### What to do
Provide an exact copy of the data, excluding the images.

### Provided data
-- BEGIN --
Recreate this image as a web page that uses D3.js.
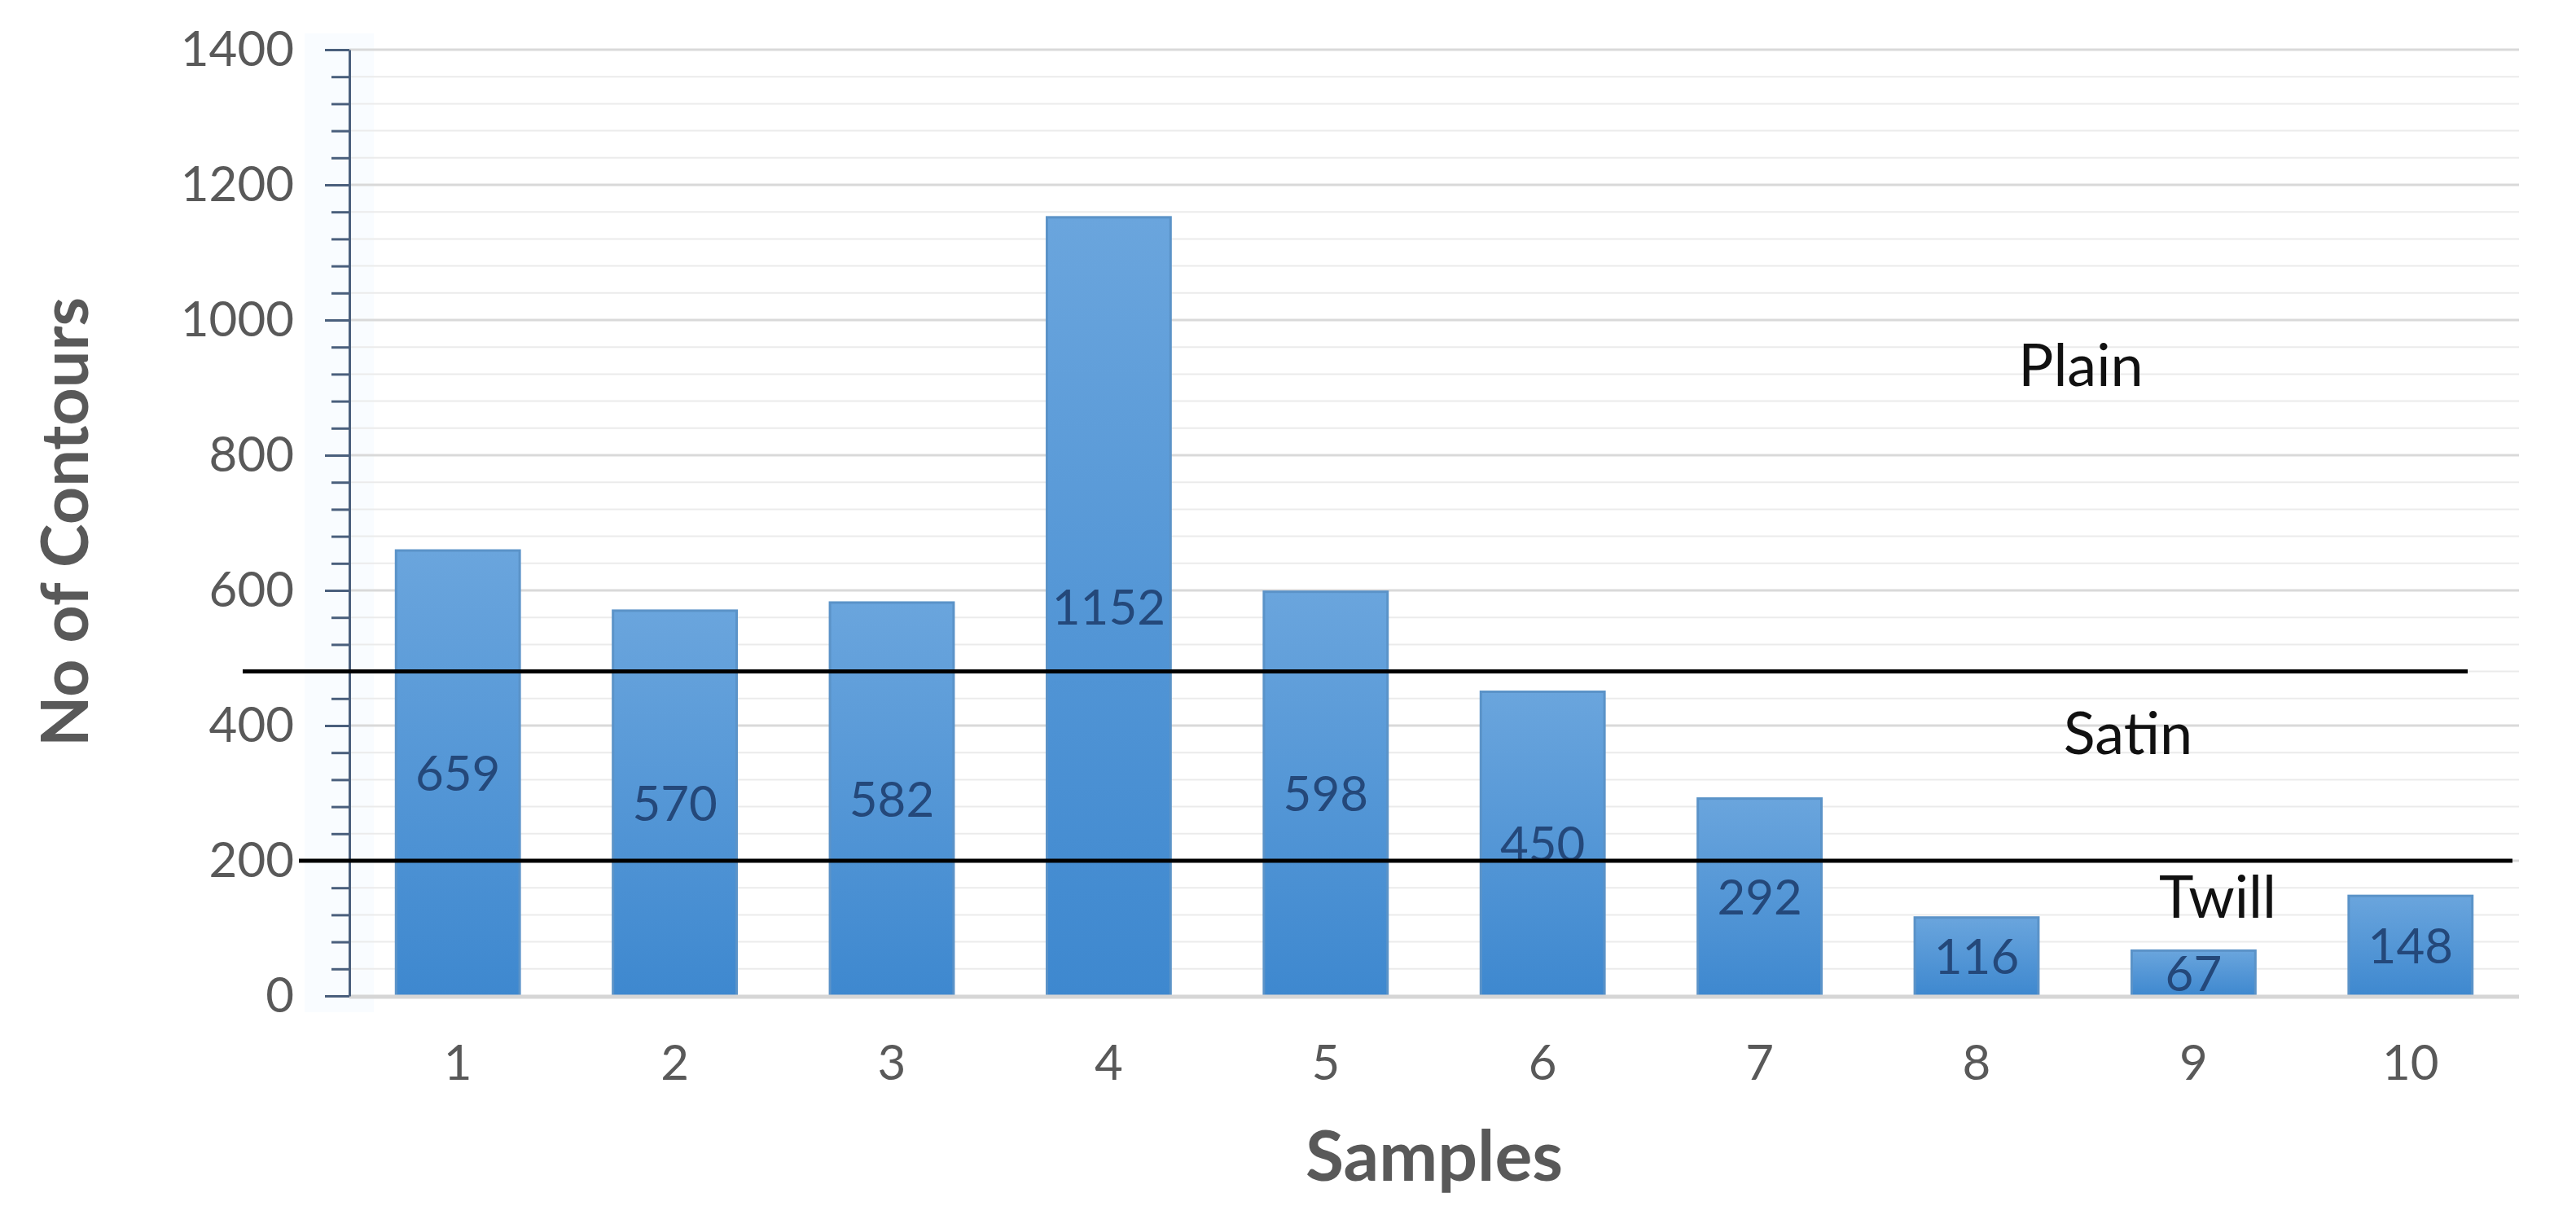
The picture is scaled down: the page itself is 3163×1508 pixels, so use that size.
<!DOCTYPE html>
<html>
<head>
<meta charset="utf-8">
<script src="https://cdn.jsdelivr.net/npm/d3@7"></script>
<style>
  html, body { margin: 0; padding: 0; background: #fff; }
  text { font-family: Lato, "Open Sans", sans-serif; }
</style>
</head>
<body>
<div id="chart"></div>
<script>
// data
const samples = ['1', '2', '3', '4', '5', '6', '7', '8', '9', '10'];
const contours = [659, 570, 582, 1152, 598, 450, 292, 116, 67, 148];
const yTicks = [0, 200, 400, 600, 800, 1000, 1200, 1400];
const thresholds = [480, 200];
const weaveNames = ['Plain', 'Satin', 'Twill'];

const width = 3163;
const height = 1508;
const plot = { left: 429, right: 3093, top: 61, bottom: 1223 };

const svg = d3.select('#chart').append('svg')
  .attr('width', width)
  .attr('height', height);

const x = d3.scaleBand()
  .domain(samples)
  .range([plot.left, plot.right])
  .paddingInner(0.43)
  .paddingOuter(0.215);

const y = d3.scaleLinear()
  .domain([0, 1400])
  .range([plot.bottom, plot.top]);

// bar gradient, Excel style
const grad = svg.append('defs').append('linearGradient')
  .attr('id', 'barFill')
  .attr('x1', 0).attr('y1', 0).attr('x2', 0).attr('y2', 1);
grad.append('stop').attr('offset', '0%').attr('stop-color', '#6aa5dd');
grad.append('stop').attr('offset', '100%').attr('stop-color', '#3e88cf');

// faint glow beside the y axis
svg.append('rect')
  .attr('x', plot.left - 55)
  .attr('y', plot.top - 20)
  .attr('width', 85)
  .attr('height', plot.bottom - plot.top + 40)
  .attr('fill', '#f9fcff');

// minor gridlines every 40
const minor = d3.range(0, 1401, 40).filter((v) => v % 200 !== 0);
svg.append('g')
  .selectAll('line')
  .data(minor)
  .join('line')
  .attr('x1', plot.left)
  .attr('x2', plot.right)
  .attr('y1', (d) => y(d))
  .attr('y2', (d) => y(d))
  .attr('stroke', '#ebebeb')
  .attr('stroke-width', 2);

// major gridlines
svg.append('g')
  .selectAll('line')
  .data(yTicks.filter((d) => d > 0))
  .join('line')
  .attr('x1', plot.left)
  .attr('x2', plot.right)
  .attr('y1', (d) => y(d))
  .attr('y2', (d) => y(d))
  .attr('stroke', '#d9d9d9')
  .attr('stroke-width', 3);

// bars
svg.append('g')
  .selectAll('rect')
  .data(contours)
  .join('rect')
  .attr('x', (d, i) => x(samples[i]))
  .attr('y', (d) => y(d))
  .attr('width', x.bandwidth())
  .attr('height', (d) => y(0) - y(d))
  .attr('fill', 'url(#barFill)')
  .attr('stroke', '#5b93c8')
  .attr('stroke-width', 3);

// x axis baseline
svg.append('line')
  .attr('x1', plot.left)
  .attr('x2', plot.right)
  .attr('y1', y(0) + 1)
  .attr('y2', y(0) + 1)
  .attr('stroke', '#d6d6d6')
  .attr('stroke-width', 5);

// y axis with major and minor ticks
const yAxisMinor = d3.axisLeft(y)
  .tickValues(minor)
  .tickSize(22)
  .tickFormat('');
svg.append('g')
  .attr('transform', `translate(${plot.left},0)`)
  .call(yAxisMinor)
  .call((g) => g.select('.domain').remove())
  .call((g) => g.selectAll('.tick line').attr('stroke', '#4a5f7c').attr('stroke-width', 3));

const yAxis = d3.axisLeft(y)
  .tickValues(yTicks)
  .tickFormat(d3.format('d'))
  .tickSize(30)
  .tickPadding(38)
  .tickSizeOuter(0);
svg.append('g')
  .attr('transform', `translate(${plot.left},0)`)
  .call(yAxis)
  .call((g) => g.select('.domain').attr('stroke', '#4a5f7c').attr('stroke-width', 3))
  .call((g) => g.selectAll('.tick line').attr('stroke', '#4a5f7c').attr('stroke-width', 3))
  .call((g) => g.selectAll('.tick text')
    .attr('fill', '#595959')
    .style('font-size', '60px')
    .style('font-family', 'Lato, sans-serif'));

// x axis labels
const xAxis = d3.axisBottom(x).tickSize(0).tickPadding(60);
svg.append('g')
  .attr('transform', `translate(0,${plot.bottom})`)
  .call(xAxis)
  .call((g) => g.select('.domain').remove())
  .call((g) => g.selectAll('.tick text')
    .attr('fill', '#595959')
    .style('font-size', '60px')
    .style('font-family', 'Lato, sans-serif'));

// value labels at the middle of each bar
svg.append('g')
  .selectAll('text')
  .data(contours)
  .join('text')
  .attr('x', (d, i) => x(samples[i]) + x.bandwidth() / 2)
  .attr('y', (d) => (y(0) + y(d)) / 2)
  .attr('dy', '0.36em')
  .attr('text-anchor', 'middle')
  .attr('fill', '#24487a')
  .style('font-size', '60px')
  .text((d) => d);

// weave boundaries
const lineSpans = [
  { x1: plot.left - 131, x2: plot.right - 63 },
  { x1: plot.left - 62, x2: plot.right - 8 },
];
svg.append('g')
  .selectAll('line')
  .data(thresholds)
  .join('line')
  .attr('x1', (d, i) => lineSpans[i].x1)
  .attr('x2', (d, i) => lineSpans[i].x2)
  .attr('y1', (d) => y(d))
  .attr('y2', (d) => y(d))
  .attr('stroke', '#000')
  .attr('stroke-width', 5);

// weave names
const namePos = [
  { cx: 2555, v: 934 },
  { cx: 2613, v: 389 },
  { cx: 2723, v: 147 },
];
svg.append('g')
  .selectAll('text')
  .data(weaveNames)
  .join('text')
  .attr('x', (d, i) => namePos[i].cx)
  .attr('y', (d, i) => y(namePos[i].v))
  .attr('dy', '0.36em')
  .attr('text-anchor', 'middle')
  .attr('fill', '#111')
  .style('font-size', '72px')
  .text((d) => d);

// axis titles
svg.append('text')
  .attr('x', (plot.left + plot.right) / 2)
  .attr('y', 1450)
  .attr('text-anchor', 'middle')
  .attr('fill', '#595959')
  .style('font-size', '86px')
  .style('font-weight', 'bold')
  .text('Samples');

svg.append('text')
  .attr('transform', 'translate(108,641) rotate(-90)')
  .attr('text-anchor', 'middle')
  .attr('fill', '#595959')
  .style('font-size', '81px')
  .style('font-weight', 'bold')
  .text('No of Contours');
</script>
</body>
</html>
-- END --
### Exercise result
Recreate this image as a web page that uses D3.js.
The picture is scaled down: the page itself is 3163×1508 pixels, so use that size.
<!DOCTYPE html>
<html>
<head>
<meta charset="utf-8">
<script src="https://cdn.jsdelivr.net/npm/d3@7"></script>
<style>
  html, body { margin: 0; padding: 0; background: #fff; }
  text { font-family: Lato, "Open Sans", sans-serif; }
</style>
</head>
<body>
<div id="chart"></div>
<script>
// data
const samples = ['1', '2', '3', '4', '5', '6', '7', '8', '9', '10'];
const contours = [659, 570, 582, 1152, 598, 450, 292, 116, 67, 148];
const yTicks = [0, 200, 400, 600, 800, 1000, 1200, 1400];
const thresholds = [480, 200];
const weaveNames = ['Plain', 'Satin', 'Twill'];

const width = 3163;
const height = 1508;
const plot = { left: 429, right: 3093, top: 61, bottom: 1223 };

const svg = d3.select('#chart').append('svg')
  .attr('width', width)
  .attr('height', height);

const x = d3.scaleBand()
  .domain(samples)
  .range([plot.left, plot.right])
  .paddingInner(0.43)
  .paddingOuter(0.215);

const y = d3.scaleLinear()
  .domain([0, 1400])
  .range([plot.bottom, plot.top]);

// bar gradient, Excel style
const grad = svg.append('defs').append('linearGradient')
  .attr('id', 'barFill')
  .attr('x1', 0).attr('y1', 0).attr('x2', 0).attr('y2', 1);
grad.append('stop').attr('offset', '0%').attr('stop-color', '#6aa5dd');
grad.append('stop').attr('offset', '100%').attr('stop-color', '#3e88cf');

// faint glow beside the y axis
svg.append('rect')
  .attr('x', plot.left - 55)
  .attr('y', plot.top - 20)
  .attr('width', 85)
  .attr('height', plot.bottom - plot.top + 40)
  .attr('fill', '#f9fcff');

// minor gridlines every 40
const minor = d3.range(0, 1401, 40).filter((v) => v % 200 !== 0);
svg.append('g')
  .selectAll('line')
  .data(minor)
  .join('line')
  .attr('x1', plot.left)
  .attr('x2', plot.right)
  .attr('y1', (d) => y(d))
  .attr('y2', (d) => y(d))
  .attr('stroke', '#ebebeb')
  .attr('stroke-width', 2);

// major gridlines
svg.append('g')
  .selectAll('line')
  .data(yTicks.filter((d) => d > 0))
  .join('line')
  .attr('x1', plot.left)
  .attr('x2', plot.right)
  .attr('y1', (d) => y(d))
  .attr('y2', (d) => y(d))
  .attr('stroke', '#d9d9d9')
  .attr('stroke-width', 3);

// bars
svg.append('g')
  .selectAll('rect')
  .data(contours)
  .join('rect')
  .attr('x', (d, i) => x(samples[i]))
  .attr('y', (d) => y(d))
  .attr('width', x.bandwidth())
  .attr('height', (d) => y(0) - y(d))
  .attr('fill', 'url(#barFill)')
  .attr('stroke', '#5b93c8')
  .attr('stroke-width', 3);

// x axis baseline
svg.append('line')
  .attr('x1', plot.left)
  .attr('x2', plot.right)
  .attr('y1', y(0) + 1)
  .attr('y2', y(0) + 1)
  .attr('stroke', '#d6d6d6')
  .attr('stroke-width', 5);

// y axis with major and minor ticks
const yAxisMinor = d3.axisLeft(y)
  .tickValues(minor)
  .tickSize(22)
  .tickFormat('');
svg.append('g')
  .attr('transform', `translate(${plot.left},0)`)
  .call(yAxisMinor)
  .call((g) => g.select('.domain').remove())
  .call((g) => g.selectAll('.tick line').attr('stroke', '#4a5f7c').attr('stroke-width', 3));

const yAxis = d3.axisLeft(y)
  .tickValues(yTicks)
  .tickFormat(d3.format('d'))
  .tickSize(30)
  .tickPadding(38)
  .tickSizeOuter(0);
svg.append('g')
  .attr('transform', `translate(${plot.left},0)`)
  .call(yAxis)
  .call((g) => g.select('.domain').attr('stroke', '#4a5f7c').attr('stroke-width', 3))
  .call((g) => g.selectAll('.tick line').attr('stroke', '#4a5f7c').attr('stroke-width', 3))
  .call((g) => g.selectAll('.tick text')
    .attr('fill', '#595959')
    .style('font-size', '60px')
    .style('font-family', 'Lato, sans-serif'));

// x axis labels
const xAxis = d3.axisBottom(x).tickSize(0).tickPadding(60);
svg.append('g')
  .attr('transform', `translate(0,${plot.bottom})`)
  .call(xAxis)
  .call((g) => g.select('.domain').remove())
  .call((g) => g.selectAll('.tick text')
    .attr('fill', '#595959')
    .style('font-size', '60px')
    .style('font-family', 'Lato, sans-serif'));

// value labels at the middle of each bar
svg.append('g')
  .selectAll('text')
  .data(contours)
  .join('text')
  .attr('x', (d, i) => x(samples[i]) + x.bandwidth() / 2)
  .attr('y', (d) => (y(0) + y(d)) / 2)
  .attr('dy', '0.36em')
  .attr('text-anchor', 'middle')
  .attr('fill', '#24487a')
  .style('font-size', '60px')
  .text((d) => d);

// weave boundaries
const lineSpans = [
  { x1: plot.left - 131, x2: plot.right - 63 },
  { x1: plot.left - 62, x2: plot.right - 8 },
];
svg.append('g')
  .selectAll('line')
  .data(thresholds)
  .join('line')
  .attr('x1', (d, i) => lineSpans[i].x1)
  .attr('x2', (d, i) => lineSpans[i].x2)
  .attr('y1', (d) => y(d))
  .attr('y2', (d) => y(d))
  .attr('stroke', '#000')
  .attr('stroke-width', 5);

// weave names
const namePos = [
  { cx: 2555, v: 934 },
  { cx: 2613, v: 389 },
  { cx: 2723, v: 147 },
];
svg.append('g')
  .selectAll('text')
  .data(weaveNames)
  .join('text')
  .attr('x', (d, i) => namePos[i].cx)
  .attr('y', (d, i) => y(namePos[i].v))
  .attr('dy', '0.36em')
  .attr('text-anchor', 'middle')
  .attr('fill', '#111')
  .style('font-size', '72px')
  .text((d) => d);

// axis titles
svg.append('text')
  .attr('x', (plot.left + plot.right) / 2)
  .attr('y', 1450)
  .attr('text-anchor', 'middle')
  .attr('fill', '#595959')
  .style('font-size', '86px')
  .style('font-weight', 'bold')
  .text('Samples');

svg.append('text')
  .attr('transform', 'translate(108,641) rotate(-90)')
  .attr('text-anchor', 'middle')
  .attr('fill', '#595959')
  .style('font-size', '81px')
  .style('font-weight', 'bold')
  .text('No of Contours');
</script>
</body>
</html>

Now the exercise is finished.